IEEE Access (Jan 2023)
Distributed Digital Twins as Proxies-Unlocking Composability and Flexibility for Purpose-Oriented Digital Twins
Abstract
In the realm of the Industrial Internet of Things (IoT) and Industrial Cyber-Physical Systems (ICPS), Digital Twins (DTs) have revolutionized the management of physical entities. However, existing implementations often face constraints due to hardware-centric approaches and limited flexibility. This article introduces a transformative paradigm that harnesses the potential of distributed digital twins as proxies, enabling software-centricity and unlocking composability and flexibility for purpose-oriented digital twin development and deployment. The proposed microservices-based architecture, rooted in service-oriented architecture (SOA) and microservices principles, emphasizes reusability, modularity, and scalability. Leveraging the Lean Digital Twin Methodology and packaged business capabilities expedites digital twin creation and deployment, facilitating dynamic responses to evolving industrial demands. This architecture segments the industrial realm into physical and virtual spaces, where core components are responsible for digital twin management, deployment, and secure interactions.
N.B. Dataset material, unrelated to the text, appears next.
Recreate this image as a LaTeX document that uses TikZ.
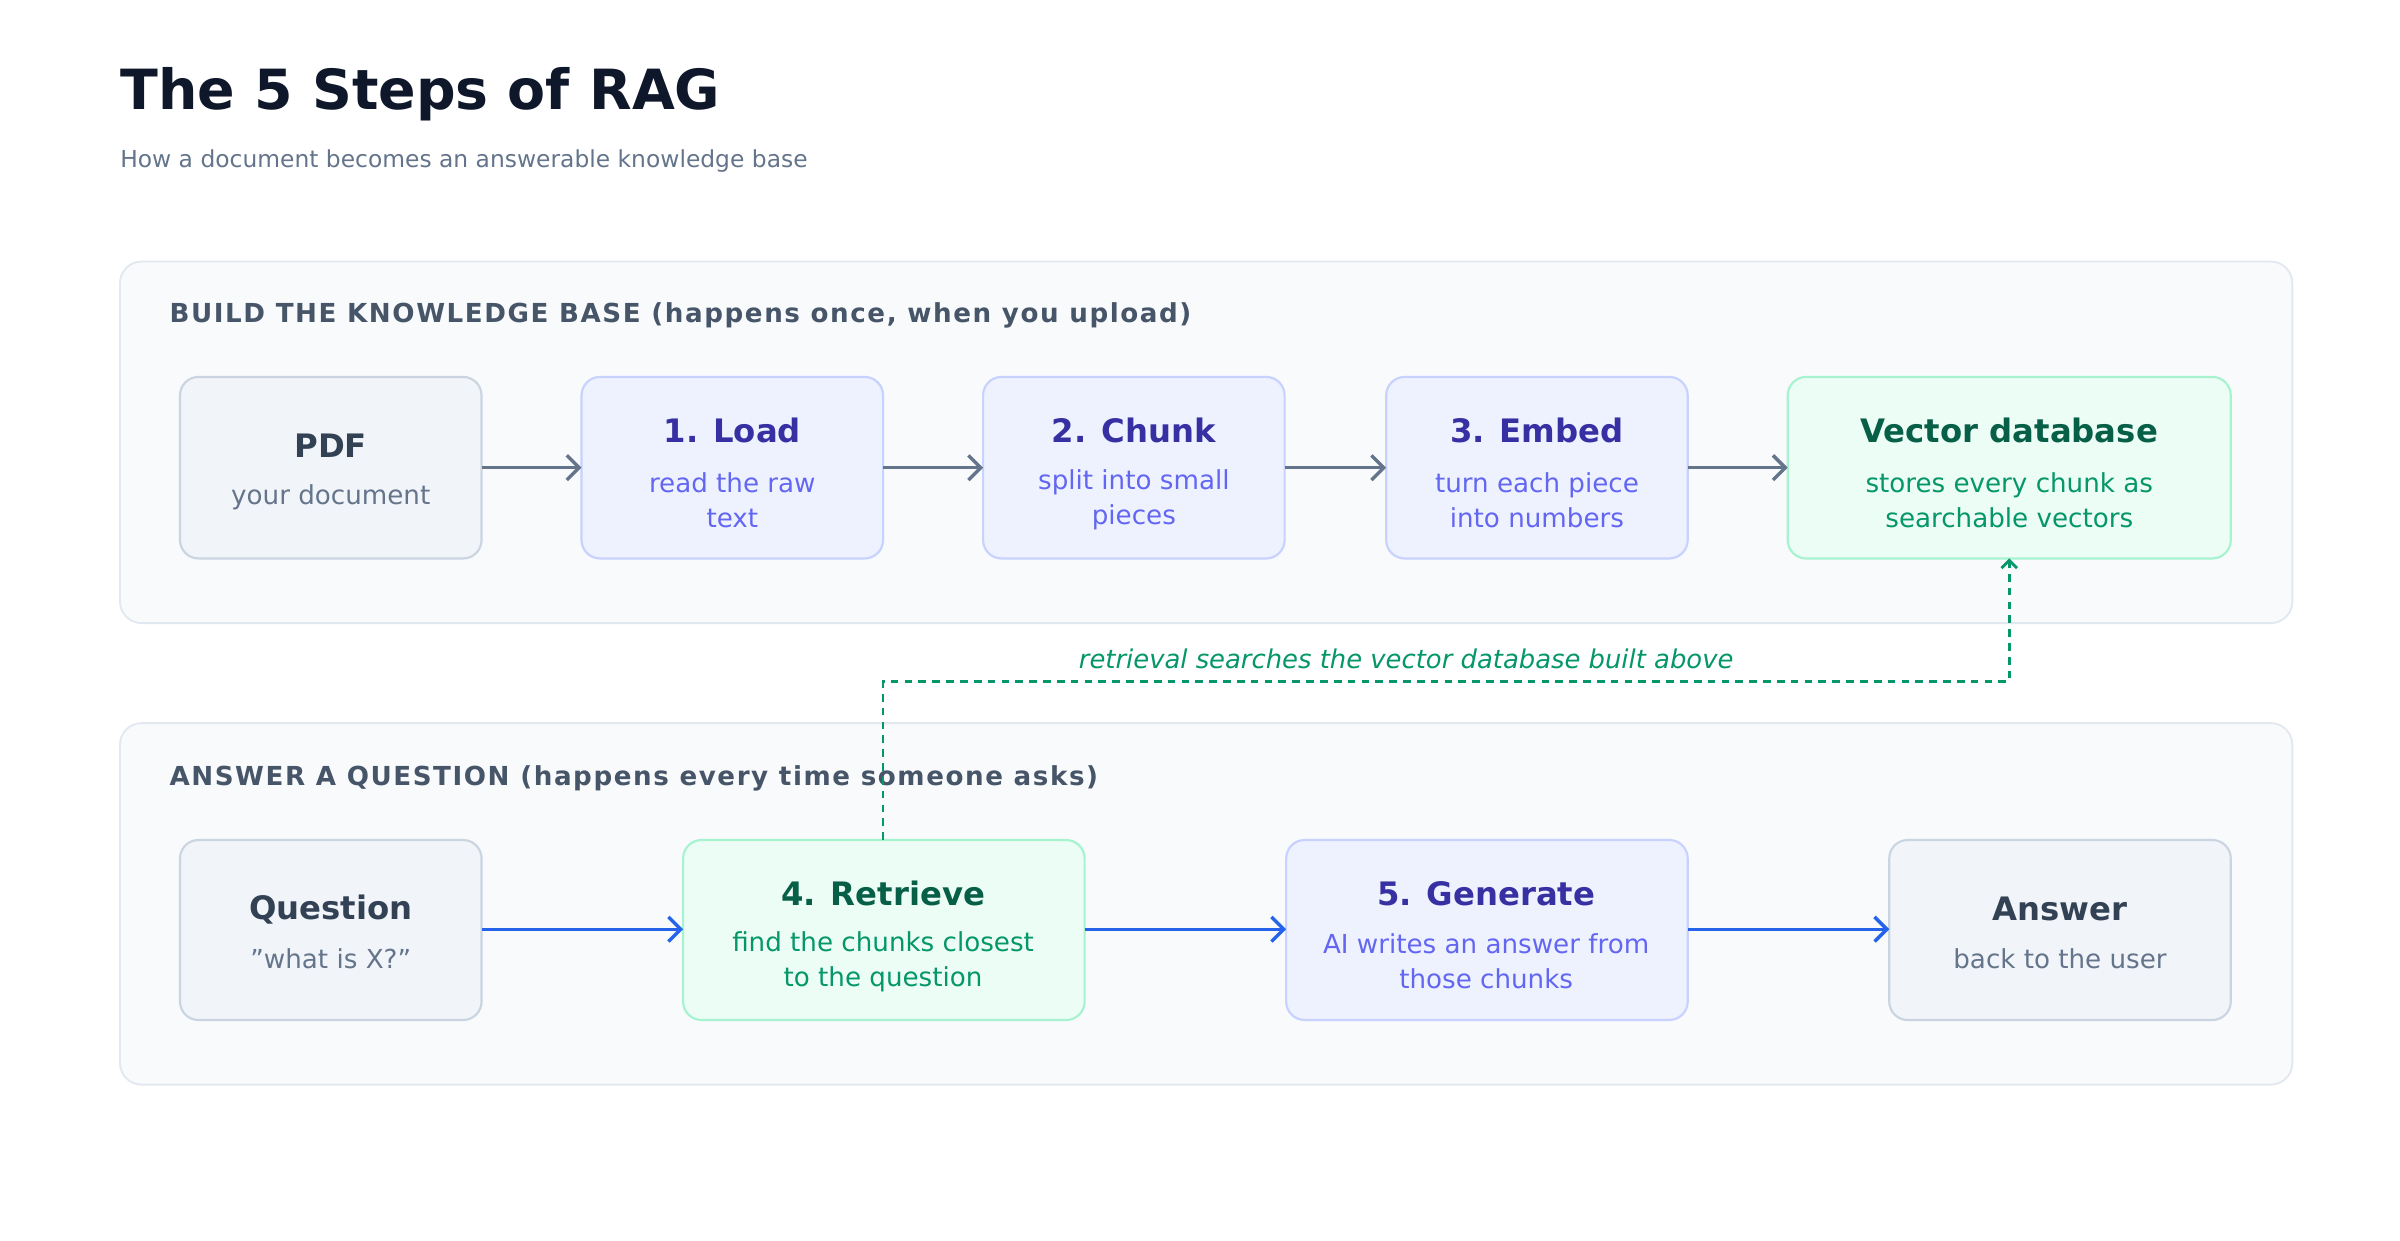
\documentclass[tikz,border=0pt]{standalone}
\usepackage{fontspec}
\setmainfont{DejaVu Sans}
\usetikzlibrary{arrows.meta}
\definecolor{grayF}{HTML}{F1F5F9}\definecolor{grayS}{HTML}{CBD5E1}
\definecolor{grayT}{HTML}{334155}\definecolor{grayU}{HTML}{64748B}
\definecolor{blueF}{HTML}{EEF2FF}\definecolor{blueS}{HTML}{C7D2FE}
\definecolor{blueT}{HTML}{3730A3}\definecolor{blueU}{HTML}{6366F1}
\definecolor{grnF}{HTML}{ECFDF5}\definecolor{grnS}{HTML}{A7F3D0}
\definecolor{grnT}{HTML}{065F46}\definecolor{grnU}{HTML}{059669}
\definecolor{panF}{HTML}{F8FAFC}\definecolor{panS}{HTML}{E2E8F0}
\definecolor{lab}{HTML}{475569}\definecolor{ttl}{HTML}{0F172A}
\definecolor{arrB}{HTML}{2563EB}
\tikzset{
 panel/.style={draw=panS,fill=panF,rounded corners=14pt,line width=1.2pt},
 box/.style={rounded corners=12pt,line width=1.4pt},
 gbox/.style={box,draw=grayS,fill=grayF},
 bbox/.style={box,draw=blueS,fill=blueF},
 nbox/.style={box,draw=grnS,fill=grnF},
 tt/.style={font=\fontsize{21}{24}\selectfont\bfseries},
 st/.style={font=\fontsize{17}{23}\selectfont,align=center},
 plab/.style={anchor=west,inner sep=0pt,font=\fontsize{17}{20}\selectfont\bfseries\addfontfeature{LetterSpace=6},text=lab},
 a1/.style={draw=grayU,line width=2.2pt,-{Straight Barb[length=8pt,width=16pt]}},
 a2/.style={draw=arrB,line width=2.2pt,-{Straight Barb[length=8pt,width=16pt]}},
}
\begin{document}
\begin{tikzpicture}[x=1pt,y=-1pt]
\useasboundingbox (0,0) rectangle (1560,806);
\node[anchor=west,inner sep=0pt,text=ttl,font=\fontsize{36}{40}\selectfont\bfseries] (title) at (78,61) {The 5 Steps of RAG};
\node[anchor=west,inner sep=0pt,text=grayU,font=\fontsize{15.2}{18}\selectfont] (sub) at (78,105) {How a document becomes an answerable knowledge base};
\draw[panel] (78,170) rectangle (1490,405);
\draw[panel] (78,470) rectangle (1490,705);
\node[plab] (l1) at (110,205) {BUILD THE KNOWLEDGE BASE (happens once, when you upload)};
\node[plab] (l2) at (110,506) {ANSWER A QUESTION (happens every time someone asks)};
% row 1
\draw[gbox] (117,245) rectangle (313,363); \coordinate (pdfL) at (117,304); \coordinate (pdfR) at (313,304);
\draw[bbox] (378,245) rectangle (574,363); \coordinate (loadL) at (378,304); \coordinate (loadR) at (574,304);
\draw[bbox] (639,245) rectangle (835,363); \coordinate (chL) at (639,304); \coordinate (chR) at (835,304);
\draw[bbox] (901,245) rectangle (1097,363); \coordinate (emL) at (901,304); \coordinate (emR) at (1097,304);
\draw[nbox] (1162,245) rectangle (1450,363); \coordinate (vdL) at (1162,304); \coordinate (vdB) at (1306,363);
\node[tt,text=grayT] (t1) at (215,290) {PDF};
\node[st,text=grayU] (s1) at (215,323) {your document};
\node[tt,text=blueT] (t2) at (476,280) {1. Load};
\node[st,text=blueU] (s2) at (476,325) {read the raw\\text};
\node[tt,text=blueT] (t3) at (737,280) {2. Chunk};
\node[st,text=blueU] (s3) at (737,325) {split into small\\pieces};
\node[tt,text=blueT] (t4) at (999,280) {3. Embed};
\node[st,text=blueU] (s4) at (999,325) {turn each piece\\into numbers};
\node[tt,text=grnT] (t5) at (1306,280) {Vector database};
\node[st,text=grnU] (s5) at (1306,325) {stores every chunk as\\searchable vectors};
\draw[a1] (pdfR) -- (loadL);
\draw[a1] (loadR) -- (chL);
\draw[a1] (chR) -- (emL);
\draw[a1] (emR) -- (vdL);
% row 2
\draw[gbox] (117,546) rectangle (313,663); \coordinate (qR) at (313,604);
\draw[nbox] (444,546) rectangle (705,663); \coordinate (rL) at (444,604); \coordinate (rR) at (705,604); \coordinate (rT) at (574,546);
\draw[bbox] (836,546) rectangle (1097,663); \coordinate (gL) at (836,604); \coordinate (gR) at (1097,604);
\draw[gbox] (1228,546) rectangle (1450,663); \coordinate (aL) at (1228,604);
\node[tt,text=grayT] (t6) at (215,591) {Question};
\node[st,text=grayU] (s6) at (215,623) {\symbol{34}what is X?\symbol{34}};
\node[tt,text=grnT] (t7) at (574,581) {4. Retrieve};
\node[st,text=grnU] (s7) at (574,625) {find the chunks closest\\to the question};
\node[tt,text=blueT] (t8) at (966,581) {5. Generate};
\node[st,text=blueU] (s8) at (966,625) {AI writes an answer from\\those chunks};
\node[tt,text=grayT] (t9) at (1339,591) {Answer};
\node[st,text=grayU] (s9) at (1339,623) {back to the user};
\draw[a2] (qR) -- (rL);
\draw[a2] (rR) -- (gL);
\draw[a2] (gR) -- (aL);
% dashed retrieval link
\draw[grnU,line width=1.8pt,dash pattern=on 5pt off 4pt,-{Straight Barb[length=5pt,width=10pt]}]
  (rT) -- (574,443) -- (1306,443) -- (vdB);
\node[text=grnU,font=\fontsize{16.8}{19}\selectfont\itshape] (dl) at (914,428) {retrieval searches the vector database built above};
\end{tikzpicture}
\end{document}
By abstracting and virtualizing physical entities into individual digital twins, this approach lays the groundwork for purpose-oriented composite digital twin creation. Our key contributions involve a comprehensive exposition of the architecture, a practical proof-of-concept (PoC) implementation, and the application of the architecture in a use-case scenario. Additionally, we provide an analysis, including a quantitative evaluation of the proxy aspect and a qualitative comparison with traditional approaches. This assessment emphasizes key properties such as reusability, modularity, abstraction, discoverability, and security, transcending the limitations of contemporary industrial systems and enabling agile, adaptable digital proxies to meet modern industrial demands.